Rumex skottsbergii, or more commonly known as lava dock, is a shrub of the genus Rumex. The genus comprises approximately 200 species all derived from a single species and are therefore monophyletic. Furthermore, Rumex skottsbergii is endemic to Hawaii, where it is known as pāwale. Pāwale are commonly found in open lava fields that are at low elevations which range from 460-1300m. A similar plant in this genus is Rumex giganteus. Their similarity lies between their erect nature and leaves. However, the difference lies in their inflorescences. The inflorescences is described as being a cluster of flowers from the main stem axis .

== Description ==
Rumex skottsbergii can be identified through their green, narrow, compact inflorescences, erect nature and small leaves. Their stems are usually stiffly erect with 7-10dm long and glabrous.

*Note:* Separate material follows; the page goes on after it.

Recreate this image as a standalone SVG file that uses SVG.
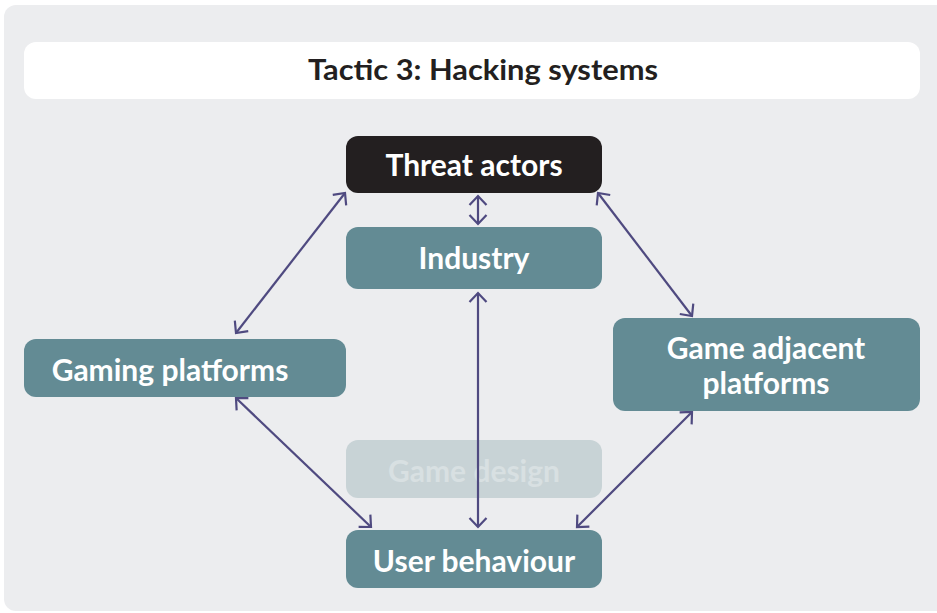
<svg xmlns="http://www.w3.org/2000/svg" width="937" height="613" viewBox="0 0 937 613">
<defs>
<style>
.node{fill:#638B94}
.lbl{font-family:Lato,"Open Sans","DejaVu Sans",sans-serif;font-weight:bold;font-size:30px;fill:#FFFFFF;text-anchor:middle}
.con{stroke:#4F4A80;stroke-width:2.2;fill:none;marker-start:url(#ah);marker-end:url(#ah)}
</style>
<marker id="ah" viewBox="0 0 20 20" refX="12" refY="10" markerWidth="20" markerHeight="20" markerUnits="userSpaceOnUse" orient="auto-start-reverse">
<path d="M3,1.5 L12,10 L3,18.5" fill="none" stroke="#4F4A80" stroke-width="2.2"/>
</marker>
</defs>
<rect x="0" y="0" width="937" height="613" fill="#FFFFFF"/>
<rect x="4" y="5" width="945" height="606" rx="12" fill="#ECEDEF"/>
<g id="title">
<rect x="24" y="42" width="896" height="57" rx="12" fill="#FFFFFF"/>
<text x="483" y="80" font-family="Lato,'Open Sans',sans-serif" font-weight="bold" font-size="29" fill="#231F20" text-anchor="middle" textLength="350" lengthAdjust="spacingAndGlyphs">Tactic 3: Hacking systems</text>
</g>
<g id="game-design">
<rect x="346" y="440" width="256" height="58" rx="12" fill="#C8D3D6"/>
<text class="lbl" x="474" y="482" style="fill:#D8E0E2">Game design</text>
</g>
<g id="connectors">
<line class="con" x1="478" y1="196" x2="478" y2="224"/>
<line class="con" x1="478" y1="293" x2="478" y2="527"/>
<line class="con" x1="345" y1="193" x2="236" y2="333"/>
<line class="con" x1="598" y1="193" x2="692" y2="316"/>
<line class="con" x1="236" y1="398" x2="371" y2="527"/>
<line class="con" x1="692" y1="412" x2="577" y2="527"/>
</g>
<g id="threat-actors">
<rect x="346" y="136" width="256" height="57" rx="12" fill="#231F20"/>
<text class="lbl" x="474" y="176">Threat actors</text>
</g>
<g id="industry">
<rect class="node" x="346" y="227" width="256" height="62" rx="12"/>
<text class="lbl" x="474" y="269">Industry</text>
</g>
<g id="gaming-platforms">
<rect class="node" x="24" y="339" width="322" height="58" rx="12"/>
<text class="lbl" x="170" y="381">Gaming platforms</text>
</g>
<g id="game-adjacent-platforms">
<rect class="node" x="613" y="318" width="307" height="93" rx="12"/>
<text class="lbl" x="766" y="359">Game adjacent</text>
<text class="lbl" x="766" y="394">platforms</text>
</g>
<g id="user-behaviour">
<rect class="node" x="346" y="530" width="256" height="58" rx="12"/>
<text class="lbl" x="474" y="572">User behaviour</text>
</g>
</svg>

Rumex skottsbergii can also be identified through their unisexual flowers and medium-sized yellowish greenish branched inflorescences; their outer tepals are also a distinguishable trait found within this genus.

== Distribution ==
Rumex skottsbergii are found in Hawaii and are species that flourish in low elevation and open lava fields.

== Uses ==
Rumex skottsbergii was used for medicinal purposes and was used to treat a childhood's diseases known as pāʻaoʻao and constipation. The childhood disease would cause physical weakening.